**Instruction**
Exactly repeat the material, dropping only the pictures.

**Supplied material**
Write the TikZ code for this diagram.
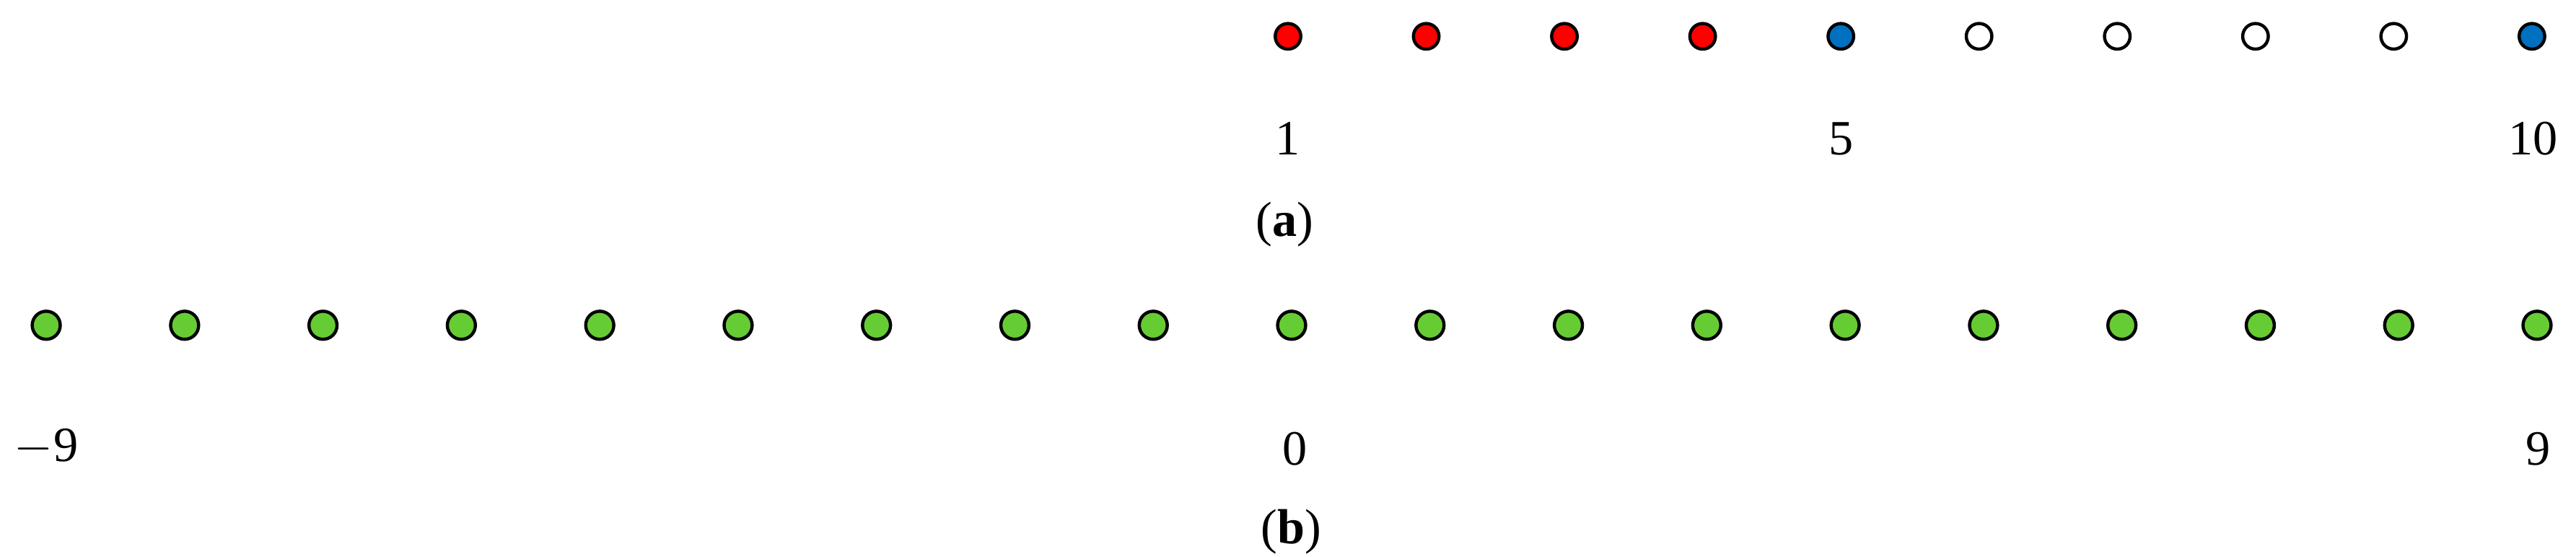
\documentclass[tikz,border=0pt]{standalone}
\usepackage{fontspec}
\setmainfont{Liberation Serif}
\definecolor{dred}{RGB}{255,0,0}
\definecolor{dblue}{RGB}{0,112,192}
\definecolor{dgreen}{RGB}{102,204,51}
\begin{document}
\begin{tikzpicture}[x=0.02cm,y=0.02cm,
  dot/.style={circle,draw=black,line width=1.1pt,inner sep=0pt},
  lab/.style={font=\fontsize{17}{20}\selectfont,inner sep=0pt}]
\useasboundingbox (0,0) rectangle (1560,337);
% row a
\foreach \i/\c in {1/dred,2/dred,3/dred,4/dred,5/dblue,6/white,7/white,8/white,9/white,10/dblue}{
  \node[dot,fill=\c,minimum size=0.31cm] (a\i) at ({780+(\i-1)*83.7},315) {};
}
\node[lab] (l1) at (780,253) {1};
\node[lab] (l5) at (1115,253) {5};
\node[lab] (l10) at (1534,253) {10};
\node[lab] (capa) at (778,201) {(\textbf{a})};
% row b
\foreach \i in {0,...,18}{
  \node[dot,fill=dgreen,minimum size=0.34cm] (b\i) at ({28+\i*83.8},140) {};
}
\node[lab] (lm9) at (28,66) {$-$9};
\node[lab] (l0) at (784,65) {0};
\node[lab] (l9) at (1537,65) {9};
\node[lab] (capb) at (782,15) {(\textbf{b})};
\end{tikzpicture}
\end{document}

**Solution for this problem**
Write the TikZ code for this diagram.
\documentclass[tikz,border=0pt]{standalone}
\usepackage{fontspec}
\setmainfont{Liberation Serif}
\definecolor{dred}{RGB}{255,0,0}
\definecolor{dblue}{RGB}{0,112,192}
\definecolor{dgreen}{RGB}{102,204,51}
\begin{document}
\begin{tikzpicture}[x=0.02cm,y=0.02cm,
  dot/.style={circle,draw=black,line width=1.1pt,inner sep=0pt},
  lab/.style={font=\fontsize{17}{20}\selectfont,inner sep=0pt}]
\useasboundingbox (0,0) rectangle (1560,337);
% row a
\foreach \i/\c in {1/dred,2/dred,3/dred,4/dred,5/dblue,6/white,7/white,8/white,9/white,10/dblue}{
  \node[dot,fill=\c,minimum size=0.31cm] (a\i) at ({780+(\i-1)*83.7},315) {};
}
\node[lab] (l1) at (780,253) {1};
\node[lab] (l5) at (1115,253) {5};
\node[lab] (l10) at (1534,253) {10};
\node[lab] (capa) at (778,201) {(\textbf{a})};
% row b
\foreach \i in {0,...,18}{
  \node[dot,fill=dgreen,minimum size=0.34cm] (b\i) at ({28+\i*83.8},140) {};
}
\node[lab] (lm9) at (28,66) {$-$9};
\node[lab] (l0) at (784,65) {0};
\node[lab] (l9) at (1537,65) {9};
\node[lab] (capb) at (782,15) {(\textbf{b})};
\end{tikzpicture}
\end{document}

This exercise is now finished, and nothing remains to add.